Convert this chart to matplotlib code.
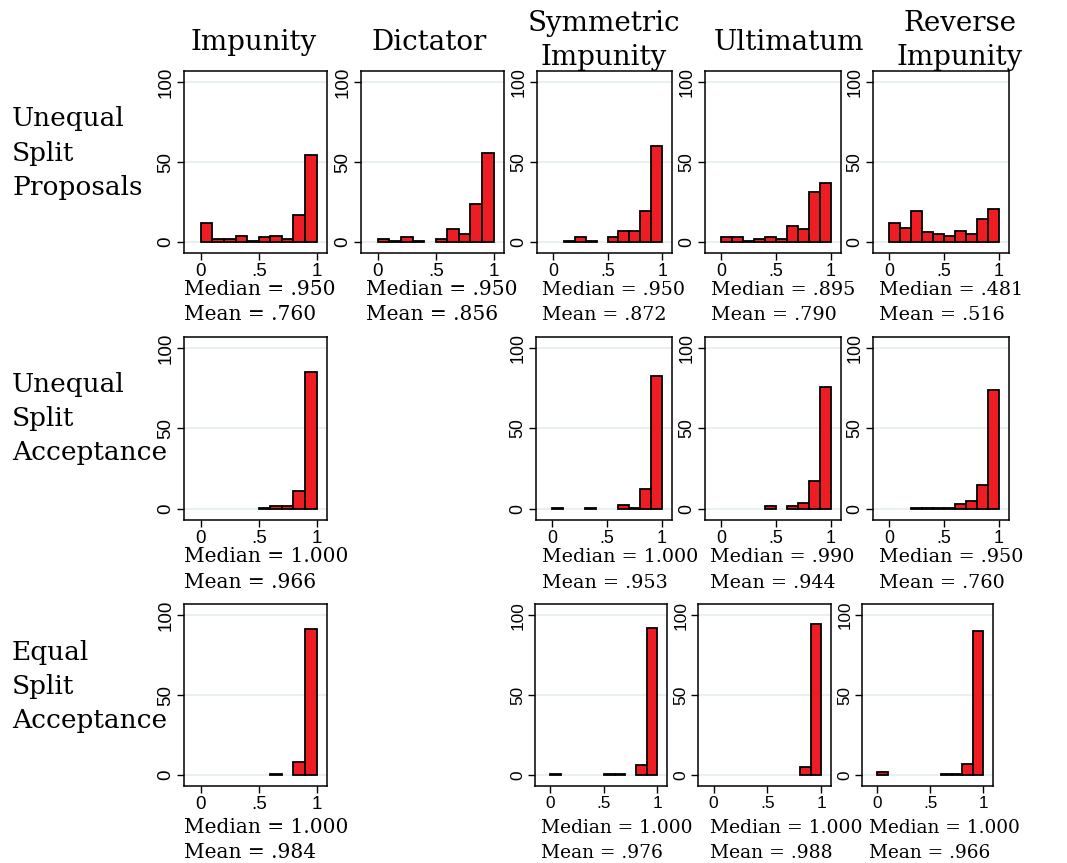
import matplotlib
matplotlib.use("Agg")
import matplotlib.pyplot as plt

W, H = 1067, 863

# 10 bins of width .1 on [0, 1]
bin_left = [0.0, 0.1, 0.2, 0.3, 0.4, 0.5, 0.6, 0.7, 0.8, 0.9]
bin_width = 0.1

col_titles = ["Impunity", "Dictator", "Symmetric\nImpunity", "Ultimatum", "Reverse\nImpunity"]
row_titles = ["Unequal\nSplit\nProposals", "Unequal\nSplit\nAcceptance", "Equal\nSplit\nAcceptance"]

# percent per bin (0 = no bar)
prop_impunity = [12, 1.5, 2, 3.8, 0.8, 3, 3.8, 1.5, 17, 54.6]
prop_dictator = [1.5, 0.8, 3, 0.8, 0, 1.5, 8, 5.2, 23.6, 55.4]
prop_symmetric = [0, 0.8, 3, 0.8, 0, 3, 6.7, 6.7, 19.2, 59.8]
prop_ultimatum = [3, 3, 0.8, 2, 3, 2, 9.6, 8, 31, 36.8]
prop_reverse = [12, 8.6, 19.2, 5.9, 4.6, 3.8, 6.7, 4.6, 14, 20.7]

uneq_impunity = [0, 0, 0, 0, 0, 0.6, 1.5, 1.5, 10.9, 85]
uneq_symmetric = [0.6, 0, 0, 0.6, 0, 0, 2.5, 0.6, 12.6, 82.6]
uneq_ultimatum = [0, 0, 0, 0, 1.5, 0, 1.5, 3.6, 17, 76]
uneq_reverse = [0, 0, 0.6, 0.6, 0.6, 0.6, 3, 5, 14.6, 73.8]

eq_impunity = [0, 0, 0, 0, 0, 0, 0.6, 0, 8.2, 91.2]
eq_symmetric = [0.6, 0, 0, 0, 0, 0.6, 0.6, 0, 5.9, 91.8]
eq_ultimatum = [0, 0, 0, 0, 0, 0, 0, 0, 5.2, 94.6]
eq_reverse = [1.5, 0, 0, 0, 0, 0, 0.6, 0.6, 6.5, 90.4]

medians = [[".950", ".950", ".950", ".895", ".481"],
           ["1.000", None, "1.000", ".990", ".950"],
           ["1.000", None, "1.000", "1.000", "1.000"]]
means = [[".760", ".856", ".872", ".790", ".516"],
         [".966", None, ".953", ".944", ".760"],
         [".984", None, ".976", ".988", ".966"]]

heights = [[prop_impunity, prop_dictator, prop_symmetric, prop_ultimatum, prop_reverse],
           [uneq_impunity, None, uneq_symmetric, uneq_ultimatum, uneq_reverse],
           [eq_impunity, None, eq_symmetric, eq_ultimatum, eq_reverse]]

# panel boxes in pixels: (left, top, right, bottom)
row_y = [(71, 253), (337, 520), (604, 786)]
col_x = [[(184, 327), (361, 504), (537, 672), (705, 841), (873, 1009)],
         [(184, 327), None, (536, 672), (705, 841), (873, 1009)],
         [(184, 327), None, (535, 667), (698, 831), (862, 993)]]
stat_x = [[184, 366, 542, 711, 879],
          [184, None, 542, 710, 879],
          [184, None, 541, 710, 869]]
stat_y = [(295, 320), (562, 588), (833, 858)]

BAR = "#EE1D24"
GRID = "#E8F0F2"
SERIF = "DejaVu Serif"
SANS = "Liberation Sans"

fig = plt.figure(figsize=(W / 100, H / 100), dpi=100)


def fx(px):
    return px / W


def fy(py):
    return 1 - py / H


for r in range(3):
    y0, y1 = row_y[r]
    for c in range(5):
        vals = heights[r][c]
        if vals is None:
            continue
        x0, x1 = col_x[r][c]
        # the narrower panels were shrunk a bit, text with them
        k = (x1 - x0) / 143
        ax = fig.add_axes([fx(x0), fy(y1), (x1 - x0) / W, (y1 - y0) / H])
        for g in [0, 50, 100]:
            ax.axhline(g, color=GRID, lw=1.5, zorder=0)
        lefts = [b for b, v in zip(bin_left, vals) if v > 0]
        hs = [v for v in vals if v > 0]
        ax.bar(lefts, hs, width=bin_width, align="edge", color=BAR,
               edgecolor="black", linewidth=1.3, zorder=2)
        ax.set_xlim(-0.145, 1.09)
        ax.set_ylim(-7, 107)
        ax.set_xticks([0, 0.5, 1])
        ax.set_xticklabels(["0", ".5", "1"])
        ax.set_yticks([0, 50, 100])
        ax.set_yticklabels(["0", "50", "100"], rotation=90, va="center")
        ax.tick_params(length=5, width=1, pad=2, labelsize=13.5 * k)
        for lab in ax.get_xticklabels() + ax.get_yticklabels():
            lab.set_fontfamily(SANS)
        for s in ax.spines.values():
            s.set_linewidth(1.1)
        sx = stat_x[r][c]
        fig.text(fx(sx), fy(stat_y[r][0]), "Median = " + medians[r][c],
                 family=SERIF, fontsize=14.5 * k, va="baseline", ha="left")
        fig.text(fx(sx), fy(stat_y[r][1]), "Mean = " + means[r][c],
                 family=SERIF, fontsize=14.5 * k, va="baseline", ha="left")

# column titles
title_cx = [254, 429, 604, 789, 960]
for c, t in enumerate(col_titles):
    lines = t.split("\n")
    ys = [50] if len(lines) == 1 else [31, 65]
    for line, yb in zip(lines, ys):
        fig.text(fx(title_cx[c]), fy(yb), line, family=SERIF, fontsize=20,
                 ha="center", va="baseline")

# row titles
row_base = [[126, 161, 195], [392, 426, 460], [660, 694, 728]]
for r, t in enumerate(row_titles):
    for line, yb in zip(t.split("\n"), row_base[r]):
        fig.text(fx(12), fy(yb), line, family=SERIF, fontsize=19,
                 ha="left", va="baseline")

fig.savefig("out.png", dpi=100)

* * * *

### What the exercise asks
Return, unchanged, the lines from the first line of the material through the line that holds "[eq_impunity, None, eq_symmetric, eq_ultimatum, eq_reverse]]", inclusive, omitting pictures.

### Exercise output
Convert this chart to matplotlib code.
import matplotlib
matplotlib.use("Agg")
import matplotlib.pyplot as plt

W, H = 1067, 863

# 10 bins of width .1 on [0, 1]
bin_left = [0.0, 0.1, 0.2, 0.3, 0.4, 0.5, 0.6, 0.7, 0.8, 0.9]
bin_width = 0.1

col_titles = ["Impunity", "Dictator", "Symmetric\nImpunity", "Ultimatum", "Reverse\nImpunity"]
row_titles = ["Unequal\nSplit\nProposals", "Unequal\nSplit\nAcceptance", "Equal\nSplit\nAcceptance"]

# percent per bin (0 = no bar)
prop_impunity = [12, 1.5, 2, 3.8, 0.8, 3, 3.8, 1.5, 17, 54.6]
prop_dictator = [1.5, 0.8, 3, 0.8, 0, 1.5, 8, 5.2, 23.6, 55.4]
prop_symmetric = [0, 0.8, 3, 0.8, 0, 3, 6.7, 6.7, 19.2, 59.8]
prop_ultimatum = [3, 3, 0.8, 2, 3, 2, 9.6, 8, 31, 36.8]
prop_reverse = [12, 8.6, 19.2, 5.9, 4.6, 3.8, 6.7, 4.6, 14, 20.7]

uneq_impunity = [0, 0, 0, 0, 0, 0.6, 1.5, 1.5, 10.9, 85]
uneq_symmetric = [0.6, 0, 0, 0.6, 0, 0, 2.5, 0.6, 12.6, 82.6]
uneq_ultimatum = [0, 0, 0, 0, 1.5, 0, 1.5, 3.6, 17, 76]
uneq_reverse = [0, 0, 0.6, 0.6, 0.6, 0.6, 3, 5, 14.6, 73.8]

eq_impunity = [0, 0, 0, 0, 0, 0, 0.6, 0, 8.2, 91.2]
eq_symmetric = [0.6, 0, 0, 0, 0, 0.6, 0.6, 0, 5.9, 91.8]
eq_ultimatum = [0, 0, 0, 0, 0, 0, 0, 0, 5.2, 94.6]
eq_reverse = [1.5, 0, 0, 0, 0, 0, 0.6, 0.6, 6.5, 90.4]

medians = [[".950", ".950", ".950", ".895", ".481"],
           ["1.000", None, "1.000", ".990", ".950"],
           ["1.000", None, "1.000", "1.000", "1.000"]]
means = [[".760", ".856", ".872", ".790", ".516"],
         [".966", None, ".953", ".944", ".760"],
         [".984", None, ".976", ".988", ".966"]]

heights = [[prop_impunity, prop_dictator, prop_symmetric, prop_ultimatum, prop_reverse],
           [uneq_impunity, None, uneq_symmetric, uneq_ultimatum, uneq_reverse],
           [eq_impunity, None, eq_symmetric, eq_ultimatum, eq_reverse]]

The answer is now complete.